Source code of charts:
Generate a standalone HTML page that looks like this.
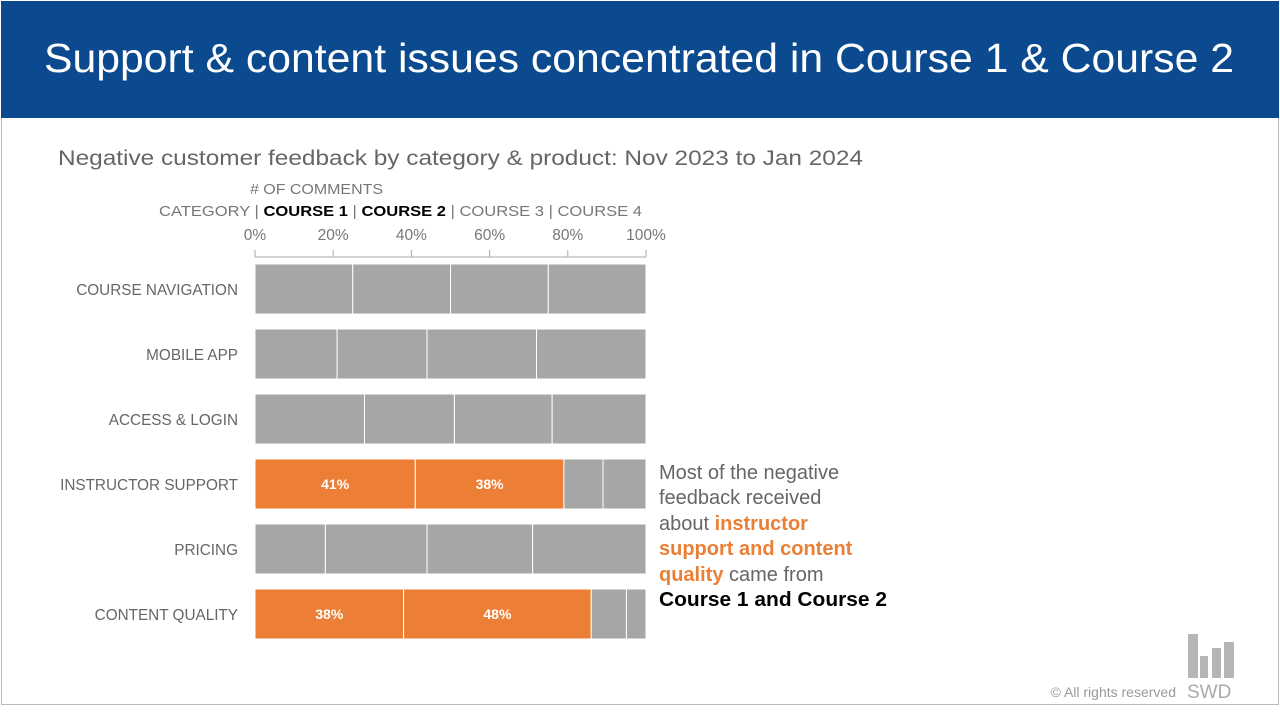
<!DOCTYPE html>
<html><head><meta charset="utf-8"><style>
body{margin:0;width:1280px;height:720px;background:#fff;font-family:"Liberation Sans",sans-serif;overflow:hidden}
</style></head><body>
<svg width="1280" height="720" style="position:absolute;left:0;top:0">
<rect x="1.5" y="1.5" width="1277" height="703" fill="#fff" stroke="#bbb"/>
<rect x="1" y="1" width="1278" height="117" fill="#0b4a8e"/>
<text x="44" y="72" fill="#fff" font-size="41" textLength="1190" lengthAdjust="spacingAndGlyphs">Support &amp; content issues concentrated in Course 1 &amp; Course 2</text>
<text x="58" y="165" fill="#666" font-size="21" textLength="805" lengthAdjust="spacingAndGlyphs">Negative customer feedback by category &amp; product: Nov 2023 to Jan 2024</text>
<text x="250" y="194" fill="#777" font-size="15" textLength="133" lengthAdjust="spacingAndGlyphs"># OF COMMENTS</text>
<text x="159" y="216" font-size="15" fill="#777" textLength="483" lengthAdjust="spacingAndGlyphs">CATEGORY <tspan fill="#777"> | </tspan><tspan fill="#000" font-weight="bold">COURSE 1</tspan><tspan> | </tspan><tspan fill="#000" font-weight="bold">COURSE 2</tspan><tspan> | COURSE 3 | COURSE 4</tspan></text>
<g id="axis"></g>
<g id="bars"></g>
<text font-size="20" fill="#666">
<tspan x="659" y="479">Most of the negative</tspan>
<tspan x="659" y="504">feedback received</tspan>
<tspan x="659" y="530">about <tspan fill="#ec7f35" font-weight="bold">instructor</tspan></tspan>
<tspan x="659" y="555" fill="#ec7f35" font-weight="bold">support and content</tspan>
<tspan x="659" y="581"><tspan fill="#ec7f35" font-weight="bold">quality</tspan> came from</tspan>
<tspan x="659" y="606" fill="#000" font-weight="bold" textLength="228" lengthAdjust="spacingAndGlyphs">Course 1 and Course 2</tspan>
</text>
<g fill="#b5b5b5">
<rect x="1188" y="634" width="10" height="44"/><rect x="1200" y="656" width="8" height="22"/><rect x="1212" y="648" width="9" height="30"/><rect x="1224" y="642" width="10" height="36"/>
<text x="1187" y="698" font-size="19" fill="#aaa">SWD</text>
</g>
<text x="1176" y="697" text-anchor="end" font-size="14" fill="#999">© All rights reserved</text>
</svg>
<script>
const categories=["COURSE NAVIGATION","MOBILE APP","ACCESS & LOGIN","INSTRUCTOR SUPPORT","PRICING","CONTENT QUALITY"];
const course1=[25,21,28,41,18,38];
const course2=[25,23,23,38,26,48];
const course3=[25,28,25,10,27,9];
const course4=[25,28,24,11,29,5];
const highlight=[false,false,false,true,false,true];
const ticks=[0,20,40,60,80,100];
const NS="http://www.w3.org/2000/svg";
const x0=255,x1=646,top0=264,step=65,bh=50;
const xs=v=>x0+(x1-x0)*v/100;
function mk(t,a,p){const e=document.createElementNS(NS,t);for(const k in a)e.setAttribute(k,a[k]);p.appendChild(e);return e;}
const ax=document.getElementById('axis');
mk('line',{x1:xs(0),x2:xs(100),y1:257,y2:257,stroke:'#aaa'},ax);
ticks.forEach(t=>{
 const l=mk('line',{x1:xs(t),x2:xs(t),y1:250,y2:257,stroke:'#aaa'},ax);
 
 
 const tx=mk('text',{x:xs(t),y:240,'text-anchor':'middle','font-size':15.5,fill:'#777','font-family':'Liberation Sans'},ax);
 tx.textContent=t+'%';
 
 
});
const g=document.getElementById('bars');
const series=[course1,course2,course3,course4];
categories.forEach((c,i)=>{
 const y=top0+i*step;
 const lb=mk('text',{x:238,y:y+bh/2+6,'text-anchor':'end','font-size':15.3,fill:'#666'},g);
 lb.textContent=c;
 
 
 let acc=0;
 series.forEach((s,j)=>{
  const v=s[i];const hl=highlight[i]&&j<2;
  const r=mk('rect',{x:xs(acc),y:y,width:xs(acc+v)-xs(acc),height:bh,fill:hl?'#ec7f35':'#a6a6a6',stroke:'#fff','stroke-width':1},g);
  
  
  if(hl){
   const t=mk('text',{x:(xs(acc)+xs(acc+v))/2,y:y+bh/2+5,'text-anchor':'middle','font-size':14,'font-weight':'bold',fill:'#fff'},g);
   t.textContent=v+'%';
   
   
  }
  acc+=v;
 });
});
</script>
</body></html>
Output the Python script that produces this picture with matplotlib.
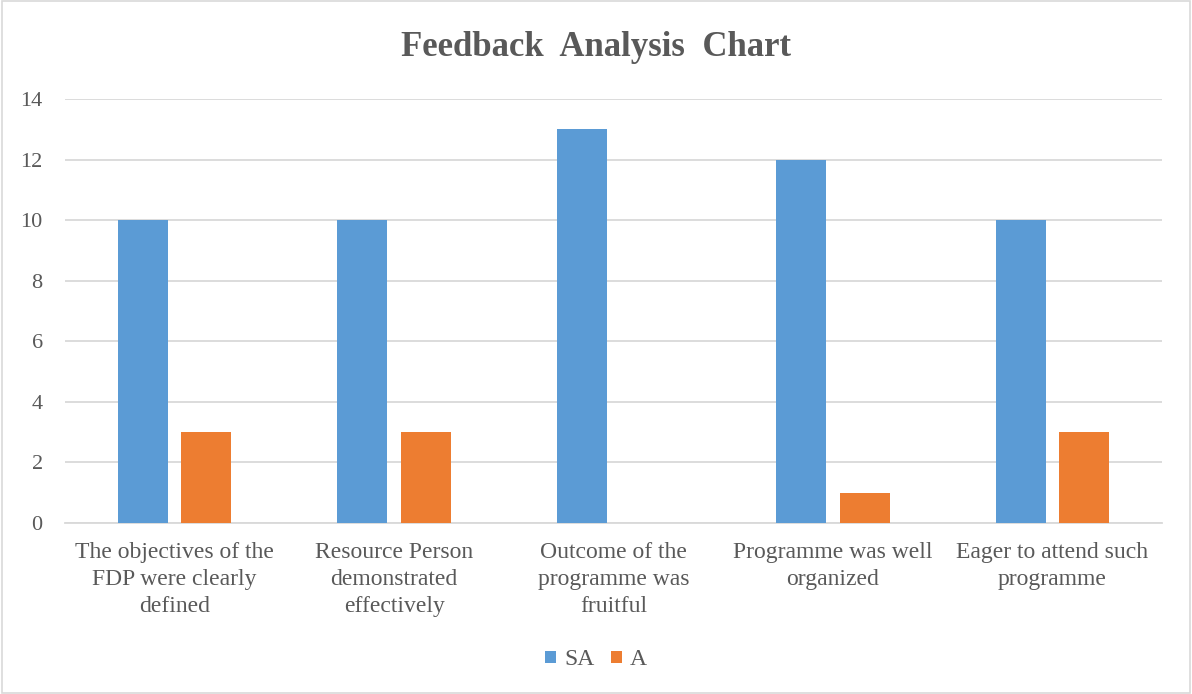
import matplotlib
matplotlib.use("Agg")
import matplotlib.pyplot as plt
from matplotlib.patches import Rectangle
import numpy as np

categories = [
    "The objectives of the\nFDP were clearly\ndefined",
    "Resource Person\ndemonstrated\neffectively",
    "Outcome of the\nprogramme was\nfruitful",
    "Programme was well\norganized",
    "Eager to attend such\nprogramme",
]
sa_values = [10, 10, 13, 12, 10]
a_values = [3, 3, 0, 1, 3]
series_names = ["SA", "A"]
y_ticks = [0, 2, 4, 6, 8, 10, 12, 14]

text_color = "#595959"
grid_color = "#d9d9d9"
sa_color = "#5B9BD5"
a_color = "#ED7D31"

plt.rcParams["font.family"] = ["Liberation Serif", "DejaVu Serif"]

fig = plt.figure(figsize=(11.92, 6.94), dpi=100)
ax = fig.add_axes([0.0545, 0.2464, 0.9205, 0.6109])

x = np.arange(len(categories))
width = 0.228
offset = 0.1445
ax.bar(x - offset, sa_values, width, color=sa_color, label=series_names[0], zorder=3)
ax.bar(x + offset, a_values, width, color=a_color, label=series_names[1], zorder=3)

ax.set_xlim(-0.5, len(categories) - 0.5)
ax.set_ylim(0, 14)
ax.set_yticks(y_ticks)
ax.yaxis.grid(True, color=grid_color, linewidth=1.3, zorder=0)
ax.set_axisbelow(True)
for side in ["left", "right", "top"]:
    ax.spines[side].set_visible(False)
ax.spines["bottom"].set_color(grid_color)
ax.spines["bottom"].set_linewidth(1.3)
ax.tick_params(axis="both", length=0, colors=text_color)
ax.tick_params(axis="y", pad=16, labelsize=16)
ax.tick_params(axis="x", pad=14, labelsize=17)
ax.set_xticks(x)
ax.set_xticklabels(categories, linespacing=1.37, va="top")

fig.text(0.5, 0.932, "Feedback  Analysis  Chart", ha="center", va="center",
         fontsize=25, fontweight="bold", color=text_color)

leg = fig.legend(loc="center", bbox_to_anchor=(0.5, 0.049), ncol=2, frameon=False,
                 fontsize=17, handlelength=0.45, handleheight=0.45, handletextpad=0.35,
                 columnspacing=0.7)
for t in leg.get_texts():
    t.set_color(text_color)

fig.patches.append(Rectangle((0.0015, 0.002), 0.997, 0.996, transform=fig.transFigure,
                             fill=False, edgecolor="#d9d9d9", linewidth=1.2))

fig.savefig("out.png", dpi=100)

• What is required
Reproduce the listing word for word and omit its pictures.

• Answer to this exercise
Generate a standalone HTML page that looks like this.
<!DOCTYPE html>
<html><head><meta charset="utf-8"><style>
body{margin:0;width:1280px;height:720px;background:#fff;font-family:"Liberation Sans",sans-serif;overflow:hidden}
</style></head><body>
<svg width="1280" height="720" style="position:absolute;left:0;top:0">
<rect x="1.5" y="1.5" width="1277" height="703" fill="#fff" stroke="#bbb"/>
<rect x="1" y="1" width="1278" height="117" fill="#0b4a8e"/>
<text x="44" y="72" fill="#fff" font-size="41" textLength="1190" lengthAdjust="spacingAndGlyphs">Support &amp; content issues concentrated in Course 1 &amp; Course 2</text>
<text x="58" y="165" fill="#666" font-size="21" textLength="805" lengthAdjust="spacingAndGlyphs">Negative customer feedback by category &amp; product: Nov 2023 to Jan 2024</text>
<text x="250" y="194" fill="#777" font-size="15" textLength="133" lengthAdjust="spacingAndGlyphs"># OF COMMENTS</text>
<text x="159" y="216" font-size="15" fill="#777" textLength="483" lengthAdjust="spacingAndGlyphs">CATEGORY <tspan fill="#777"> | </tspan><tspan fill="#000" font-weight="bold">COURSE 1</tspan><tspan> | </tspan><tspan fill="#000" font-weight="bold">COURSE 2</tspan><tspan> | COURSE 3 | COURSE 4</tspan></text>
<g id="axis"></g>
<g id="bars"></g>
<text font-size="20" fill="#666">
<tspan x="659" y="479">Most of the negative</tspan>
<tspan x="659" y="504">feedback received</tspan>
<tspan x="659" y="530">about <tspan fill="#ec7f35" font-weight="bold">instructor</tspan></tspan>
<tspan x="659" y="555" fill="#ec7f35" font-weight="bold">support and content</tspan>
<tspan x="659" y="581"><tspan fill="#ec7f35" font-weight="bold">quality</tspan> came from</tspan>
<tspan x="659" y="606" fill="#000" font-weight="bold" textLength="228" lengthAdjust="spacingAndGlyphs">Course 1 and Course 2</tspan>
</text>
<g fill="#b5b5b5">
<rect x="1188" y="634" width="10" height="44"/><rect x="1200" y="656" width="8" height="22"/><rect x="1212" y="648" width="9" height="30"/><rect x="1224" y="642" width="10" height="36"/>
<text x="1187" y="698" font-size="19" fill="#aaa">SWD</text>
</g>
<text x="1176" y="697" text-anchor="end" font-size="14" fill="#999">© All rights reserved</text>
</svg>
<script>
const categories=["COURSE NAVIGATION","MOBILE APP","ACCESS & LOGIN","INSTRUCTOR SUPPORT","PRICING","CONTENT QUALITY"];
const course1=[25,21,28,41,18,38];
const course2=[25,23,23,38,26,48];
const course3=[25,28,25,10,27,9];
const course4=[25,28,24,11,29,5];
const highlight=[false,false,false,true,false,true];
const ticks=[0,20,40,60,80,100];
const NS="http://www.w3.org/2000/svg";
const x0=255,x1=646,top0=264,step=65,bh=50;
const xs=v=>x0+(x1-x0)*v/100;
function mk(t,a,p){const e=document.createElementNS(NS,t);for(const k in a)e.setAttribute(k,a[k]);p.appendChild(e);return e;}
const ax=document.getElementById('axis');
mk('line',{x1:xs(0),x2:xs(100),y1:257,y2:257,stroke:'#aaa'},ax);
ticks.forEach(t=>{
 const l=mk('line',{x1:xs(t),x2:xs(t),y1:250,y2:257,stroke:'#aaa'},ax);
 
 
 const tx=mk('text',{x:xs(t),y:240,'text-anchor':'middle','font-size':15.5,fill:'#777','font-family':'Liberation Sans'},ax);
 tx.textContent=t+'%';
 
 
});
const g=document.getElementById('bars');
const series=[course1,course2,course3,course4];
categories.forEach((c,i)=>{
 const y=top0+i*step;
 const lb=mk('text',{x:238,y:y+bh/2+6,'text-anchor':'end','font-size':15.3,fill:'#666'},g);
 lb.textContent=c;
 
 
 let acc=0;
 series.forEach((s,j)=>{
  const v=s[i];const hl=highlight[i]&&j<2;
  const r=mk('rect',{x:xs(acc),y:y,width:xs(acc+v)-xs(acc),height:bh,fill:hl?'#ec7f35':'#a6a6a6',stroke:'#fff','stroke-width':1},g);
  
  
  if(hl){
   const t=mk('text',{x:(xs(acc)+xs(acc+v))/2,y:y+bh/2+5,'text-anchor':'middle','font-size':14,'font-weight':'bold',fill:'#fff'},g);
   t.textContent=v+'%';
   
   
  }
  acc+=v;
 });
});
</script>
</body></html>
Output the Python script that produces this picture with matplotlib.
import matplotlib
matplotlib.use("Agg")
import matplotlib.pyplot as plt
from matplotlib.patches import Rectangle
import numpy as np

categories = [
    "The objectives of the\nFDP were clearly\ndefined",
    "Resource Person\ndemonstrated\neffectively",
    "Outcome of the\nprogramme was\nfruitful",
    "Programme was well\norganized",
    "Eager to attend such\nprogramme",
]
sa_values = [10, 10, 13, 12, 10]
a_values = [3, 3, 0, 1, 3]
series_names = ["SA", "A"]
y_ticks = [0, 2, 4, 6, 8, 10, 12, 14]

text_color = "#595959"
grid_color = "#d9d9d9"
sa_color = "#5B9BD5"
a_color = "#ED7D31"

plt.rcParams["font.family"] = ["Liberation Serif", "DejaVu Serif"]

fig = plt.figure(figsize=(11.92, 6.94), dpi=100)
ax = fig.add_axes([0.0545, 0.2464, 0.9205, 0.6109])

x = np.arange(len(categories))
width = 0.228
offset = 0.1445
ax.bar(x - offset, sa_values, width, color=sa_color, label=series_names[0], zorder=3)
ax.bar(x + offset, a_values, width, color=a_color, label=series_names[1], zorder=3)

ax.set_xlim(-0.5, len(categories) - 0.5)
ax.set_ylim(0, 14)
ax.set_yticks(y_ticks)
ax.yaxis.grid(True, color=grid_color, linewidth=1.3, zorder=0)
ax.set_axisbelow(True)
for side in ["left", "right", "top"]:
    ax.spines[side].set_visible(False)
ax.spines["bottom"].set_color(grid_color)
ax.spines["bottom"].set_linewidth(1.3)
ax.tick_params(axis="both", length=0, colors=text_color)
ax.tick_params(axis="y", pad=16, labelsize=16)
ax.tick_params(axis="x", pad=14, labelsize=17)
ax.set_xticks(x)
ax.set_xticklabels(categories, linespacing=1.37, va="top")

fig.text(0.5, 0.932, "Feedback  Analysis  Chart", ha="center", va="center",
         fontsize=25, fontweight="bold", color=text_color)

leg = fig.legend(loc="center", bbox_to_anchor=(0.5, 0.049), ncol=2, frameon=False,
                 fontsize=17, handlelength=0.45, handleheight=0.45, handletextpad=0.35,
                 columnspacing=0.7)
for t in leg.get_texts():
    t.set_color(text_color)

fig.patches.append(Rectangle((0.0015, 0.002), 0.997, 0.996, transform=fig.transFigure,
                             fill=False, edgecolor="#d9d9d9", linewidth=1.2))

fig.savefig("out.png", dpi=100)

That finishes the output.